The Adoration of Jenna Fox is a futuristic novel about a teenage girl who is in a terrible car accident and winds up in a coma. When she awakens a year later, her family has moved across the country to a secluded area of California and she appears to have amnesia. Though she can recall facts, math and other book knowledge, she can't seem to remember much of anything about herself. She is being "helped" to remember by watching old family videos of herself.

Jenna feels a disconnect from her life. She doesn't feel like Jenna. She doesn't feel like she moves right, talks right, or that her past is her own. She can't understand why things don't feel like they should.

Unfortunately, that's all I can really tell you without totally ruining the book. I was confused for about the first thirty to forty pages, but it wasn't in a way that made me want to give up. It was frustrating, but I knew I wanted to know how things ended up. Luckily, the plot moved quickly and the reading was rather easy. 

The plot was strange and not at all what I expected, but it worked. In fact, this is actually the first in a series of three books (of course they haven't all been released yet, when have I ever not totally screwed that up?). I will be reading the other two books.

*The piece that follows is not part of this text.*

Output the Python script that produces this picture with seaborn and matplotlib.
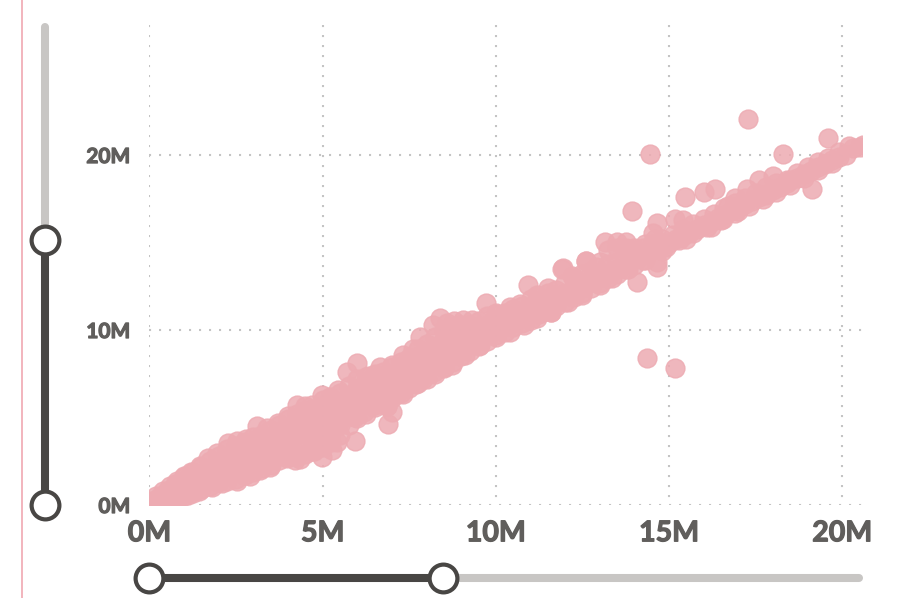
import matplotlib
import matplotlib.pyplot as plt
import matplotlib.patheffects as pe
import pandas as pd
import seaborn as sns
from matplotlib.lines import Line2D

matplotlib.use('Agg')

# All values in millions
spine_x = [0.0, 0.1, 0.2, 0.35, 0.5, 0.65, 0.8, 1.0, 1.2, 1.4, 1.6, 1.8, 2.0, 2.2, 2.4, 2.6, 2.8, 3.0, 3.3, 3.6,
           3.9, 4.2, 4.5, 4.8, 5.1, 5.4, 5.7, 6.0, 6.3, 6.6, 6.9, 7.2, 7.5, 7.8, 8.1, 8.4, 8.7, 9.0, 9.3, 9.6,
           9.9, 10.2, 10.5, 10.8, 11.1, 11.4, 11.7, 12.0, 12.3, 12.6, 12.9, 13.2, 13.5, 13.8, 14.1, 14.4, 14.7, 15.0, 15.2, 15.4,
           15.6, 15.8, 16.0, 16.2, 16.4, 16.6, 16.8, 17.0, 17.2, 17.4, 17.6, 17.8, 18.0, 18.2, 18.4, 18.7, 18.9, 19.1, 19.3, 19.5,
           19.7, 19.9, 20.3, 20.6]
spine_y = [0.0, 0.1, 0.2, 0.35, 0.5, 0.65, 0.8, 1.0, 1.2, 1.4, 1.6, 1.8, 2.0, 2.2, 2.4, 2.6, 2.8, 3.0, 3.3, 3.6,
           3.9, 4.2, 4.5, 4.8, 5.1, 5.4, 5.7, 6.0, 6.3, 6.6, 6.9, 7.2, 7.5, 7.8, 8.1, 8.4, 8.7, 9.0, 9.3, 9.6,
           9.9, 10.2, 10.5, 10.8, 11.1, 11.4, 11.7, 12.0, 12.3, 12.6, 12.9, 13.2, 13.5, 13.8, 14.1, 14.4, 14.7, 15.0, 15.2, 15.4,
           15.6, 15.8, 16.0, 16.2, 16.4, 16.6, 16.8, 17.0, 17.2, 17.4, 17.6, 17.8, 18.0, 18.2, 18.4, 18.7, 18.9, 19.1, 19.3, 19.5,
           19.7, 19.9, 20.4, 20.6]

upper_x = [0.0, 0.2, 0.4, 0.6, 0.8, 1.0, 1.2, 1.45, 1.7, 1.95, 2.27, 2.53, 2.8, 3.1, 3.4, 3.7, 4.0, 4.26, 4.49, 4.7,
           4.98, 5.2, 5.45, 5.7, 6.0, 6.3, 6.66, 7.0, 7.32, 7.6, 7.81, 8.18, 8.39, 8.6, 8.8, 9.05, 9.3, 9.72, 10.0, 10.4,
           10.7, 10.93, 11.2, 11.5, 11.94, 12.2, 12.6, 12.9, 13.15, 13.5, 13.76, 14.0, 14.3, 14.6]
upper_y = [0.25, 0.5, 0.8, 1.1, 1.4, 1.65, 1.9, 2.25, 2.69, 3.0, 3.54, 3.66, 3.75, 4.51, 4.4, 4.7, 5.1, 5.71, 5.66, 5.7,
           6.29, 6.2, 6.6, 7.6, 8.11, 7.4, 7.89, 8.0, 8.57, 8.9, 9.6, 10.29, 10.69, 10.4, 10.5, 10.57, 10.6, 11.54, 11.0, 11.3,
           11.5, 12.57, 12.0, 12.4, 13.54, 13.1, 13.94, 13.6, 15.03, 15.03, 15.03, 14.7, 14.9, 15.2]

lower_x = [0.4, 0.6, 0.8, 1.1, 1.43, 1.8, 2.1, 2.53, 2.9, 3.2, 3.48, 3.97, 4.2, 4.35, 4.7, 4.98, 5.27, 5.41, 5.5, 5.93, 6.2,
           6.5, 6.86, 7.14, 7.32, 7.7, 7.9, 8.2, 8.5, 8.73, 9.1, 9.54, 10.0, 10.4, 10.8, 11.2, 11.6, 12.08, 12.5, 13.0, 13.36,
           13.8, 14.3, 14.8, 15.5, 16.2, 17.0, 17.8]
lower_y = [0.0, 0.0, 0.3, 0.6, 0.8, 1.05, 1.25, 1.37, 1.66, 2.0, 2.17, 2.69, 2.57, 2.63, 3.1, 2.74, 3.14, 3.6, 4.86, 5.03, 5.3,
           5.7, 5.66, 6.34, 6.34, 6.9, 7.2, 7.6, 7.83, 8.0, 8.6, 9.14, 9.6, 9.9, 10.3, 10.7, 11.03, 11.6, 12.0, 12.6, 13.0,
           13.5, 14.0, 14.5, 15.2, 15.9, 16.8, 17.7]

# thicker run of the band above 14M
ridge_x = [14.5, 14.8, 15.1, 15.4, 15.7, 16.0, 16.3, 16.6, 16.9, 17.2, 17.5, 17.8, 18.1, 18.4, 18.7, 19.0, 19.3, 19.6, 19.9, 20.2,
           14.9, 15.3, 15.7, 16.1, 16.5, 16.9, 17.3, 17.7, 18.1, 18.5, 18.9, 19.3, 19.7, 20.1, 20.5]
ridge_y = [14.9, 15.2, 15.45, 15.75, 16.05, 16.35, 16.65, 16.95, 17.25, 17.55, 17.85, 18.15, 18.4, 18.6, 19.0, 19.3, 19.6, 19.85, 20.15, 20.5,
           14.75, 15.15, 15.55, 15.9, 16.3, 16.7, 17.1, 17.5, 17.9, 18.3, 18.7, 19.15, 19.55, 20.0, 20.45]

# the solid body of the cloud, one list of y readings per x column
body_x = [0.25, 0.5, 0.75, 1.0, 1.25, 1.5, 1.75, 2.0, 2.25, 2.5, 2.75, 3.0, 3.25, 3.5, 3.75, 4.0, 4.25, 4.5, 4.75, 5.0,
          5.25, 5.5, 5.75, 6.0, 6.25, 6.5, 6.75, 7.0, 7.25, 7.5, 7.75, 8.0, 8.25, 8.5, 8.75, 9.0, 9.25, 9.5, 9.75, 10.0,
          10.25, 10.5, 10.75, 11.0, 11.25, 11.5, 11.75, 12.0, 12.25, 12.5, 12.75, 13.0, 13.25, 13.5, 13.75, 14.0, 14.25]
body_y = [[0, 0.4], [0, 0.4, 0.8], [0.3, 0.8, 1.2], [0.5, 1.0, 1.6], [0.7, 1.2, 1.9],
          [0.9, 1.4, 1.8, 2.2], [1.1, 1.6, 2.1, 2.5], [1.3, 1.8, 2.3, 2.8], [1.4, 1.9, 2.4, 2.8, 3.2], [1.5, 2.0, 2.5, 3.0, 3.4],
          [1.7, 2.2, 2.7, 3.2, 3.6], [1.9, 2.4, 2.9, 3.4, 3.9], [2.1, 2.6, 3.1, 3.6, 4.0], [2.3, 2.8, 3.3, 3.8, 4.3], [2.6, 3.1, 3.6, 4.1, 4.6],
          [2.8, 3.3, 3.8, 4.4, 4.9], [2.8, 3.4, 4.0, 4.6, 5.2], [2.9, 3.5, 4.1, 4.8, 5.4], [3.1, 3.7, 4.3, 4.9, 5.5], [3.3, 3.9, 4.5, 5.2, 6.0],
          [3.6, 4.2, 4.8, 5.5, 6.1], [4.0, 4.6, 5.2, 5.8, 6.4], [4.6, 5.1, 5.7, 6.3, 6.8], [5.0, 5.6, 6.2, 6.7, 7.2], [5.2, 5.8, 6.4, 6.9, 7.3],
          [5.6, 6.1, 6.6, 7.1, 7.5], [5.8, 6.3, 6.8, 7.2, 7.6], [6.1, 6.6, 7.1, 7.5, 7.9], [6.4, 6.9, 7.4, 7.8, 8.2], [6.7, 7.2, 7.7, 8.1, 8.4],
          [7.0, 7.5, 8.0, 8.5, 8.9], [7.2, 7.7, 8.2, 8.7, 9.2], [7.5, 8.0, 8.6, 9.1, 9.6], [7.9, 8.4, 8.9, 9.5, 10.0], [8.2, 8.7, 9.2, 9.7, 10.2],
          [8.5, 9.0, 9.5, 9.9, 10.3], [8.8, 9.2, 9.7, 10.0, 10.3], [9.1, 9.6, 10.0, 10.5], [9.4, 9.9, 10.3, 10.8], [9.7, 10.2, 10.6, 10.9],
          [9.9, 10.4, 11.0], [10.2, 10.7, 11.2], [10.4, 10.9, 11.4], [10.6, 11.2, 11.8], [10.9, 11.4, 11.9],
          [11.1, 11.6, 12.1], [11.4, 11.9, 12.3], [11.6, 12.1, 12.7], [11.9, 12.4, 13.0], [12.1, 12.7, 13.2],
          [12.4, 12.9, 13.4], [12.7, 13.3, 13.9], [13.0, 13.8, 14.6], [13.2, 13.9, 14.7], [13.5, 14.1, 14.7],
          [13.7, 14.1, 14.5], [14.0, 14.7]]

stray_x = [17.28, 19.6, 18.3, 14.45, 13.93, 19.13, 15.46, 16.0, 16.33, 17.6, 18.0, 17.25, 18.5, 16.9, 15.17, 15.4, 14.65, 14.55,
           14.65, 14.65, 14.08, 14.37, 15.17, 11.9, 12.6, 11.6, 5.93, 6.89, 7.0, 6.86, 16.56, 16.7]
stray_y = [22.06, 21.0, 20.05, 20.05, 16.8, 18.06, 17.6, 17.9, 18.06, 18.57, 18.8, 18.06, 18.6, 17.54, 16.34, 16.3, 16.1, 15.54,
           13.9, 13.6, 12.74, 8.4, 7.83, 13.5, 13.94, 11.03, 3.66, 4.63, 5.31, 5.66, 16.34, 17.1]

tick_values = [0, 5, 10, 15, 20]
y_tick_values = [0, 10, 20]
x_limit = 20.57
y_limit = 27.43
x_slider = [0, 8.47]
y_slider = [0, 15.14]

PINK = '#edabb2'
TEXT = '#605e5c'
DARK = '#484644'
GREY = '#c8c6c4'

column_x = [x for x, ys in zip(body_x, body_y) for _ in ys]
column_y = [y for ys in body_y for y in ys]
points = pd.DataFrame({
    'x': spine_x + upper_x + lower_x + ridge_x + column_x + stray_x,
    'y': spine_y + upper_y + lower_y + ridge_y + column_y + stray_y,
})

sns.set_theme(style='white')
plt.rcParams['font.family'] = ['Lato', 'DejaVu Sans']

fig = plt.figure(figsize=(9.04, 5.98), dpi=100, facecolor='white')
ax = fig.add_axes([149.5 / 904, 93 / 598, 712.5 / 904, 480 / 598])

ax.grid(True, axis='x', color='#c4c4c4', linewidth=1.5, linestyle=(1, (1, 3.8)))
ax.grid(True, axis='y', color='#c4c4c4', linewidth=1.5, linestyle=(0, (1, 3.8)))
ax.set_axisbelow(True)
sns.scatterplot(data=points, x='x', y='y', ax=ax, s=185, color=PINK, alpha=0.85,
                edgecolor=PINK, linewidth=1, legend=False)

ax.set_xlim(0, x_limit)
ax.set_ylim(0, y_limit)
ax.set_xticks(tick_values)
ax.set_xticklabels([f'{v}M' for v in tick_values], fontsize=20.5, fontweight='bold', color=TEXT)
ax.set_yticks(y_tick_values)
ax.set_yticklabels([f'{v}M' for v in y_tick_values], fontsize=15, fontweight='bold', color=TEXT)
# the installed faces come out light, so thicken the strokes a little
for label in ax.get_xticklabels() + ax.get_yticklabels():
    label.set_path_effects([pe.withStroke(linewidth=0.9, foreground=TEXT)])
ax.tick_params(axis='x', length=0, pad=11)
ax.tick_params(axis='y', length=0, pad=14)
ax.set_xlabel('')
ax.set_ylabel('')
sns.despine(ax=ax, left=True, bottom=True)

# Range sliders sit outside the axes, tied to the data scale along their length
slider_y = ax.get_yaxis_transform()
slider_x = ax.get_xaxis_transform()
track_style = dict(linewidth=5.8, solid_capstyle='round', clip_on=False)
handle_style = dict(linestyle='none', marker='o', markersize=20, markerfacecolor='white',
                    markeredgecolor=DARK, markeredgewidth=3, clip_on=False, zorder=5)

ax.plot([-0.1467, -0.1467], [y_slider[1], y_limit - 0.1], color=GREY, transform=slider_y, **track_style)
ax.plot([-0.1467, -0.1467], y_slider, color=DARK, transform=slider_y, **track_style)
ax.plot([-0.1467, -0.1467], y_slider, transform=slider_y, **handle_style)

ax.plot([x_slider[1], x_limit - 0.1], [-0.152, -0.152], color=GREY, transform=slider_x, **track_style)
ax.plot(x_slider, [-0.152, -0.152], color=DARK, transform=slider_x, **track_style)
ax.plot(x_slider, [-0.152, -0.152], transform=slider_x, **handle_style)

# Thin pink rule at the left edge of the page
fig.add_artist(Line2D([22 / 904, 22 / 904], [0, 1], color='#f0a8b2', linewidth=1.2))

fig.savefig('out.png', dpi=100)
plt.close(fig)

I admit that I probably would've rated this book higher if the beginning hadn't been so frustrating and confusing. But, at the same time, I can't really think of a way that the plot could've worked in the way it did without keeping the reader in Jenna's shoes. She's confused, so you're confused. That's just how it has to work.

In the end, I was torn. I'd really say that The Adoration of Jenna Fox deserves to be somewhere between a three and a four. But, as with all of the other "in-betweeners", I had to round down. I gave The Adoration of Jenna Fox 3 out of 5 stars.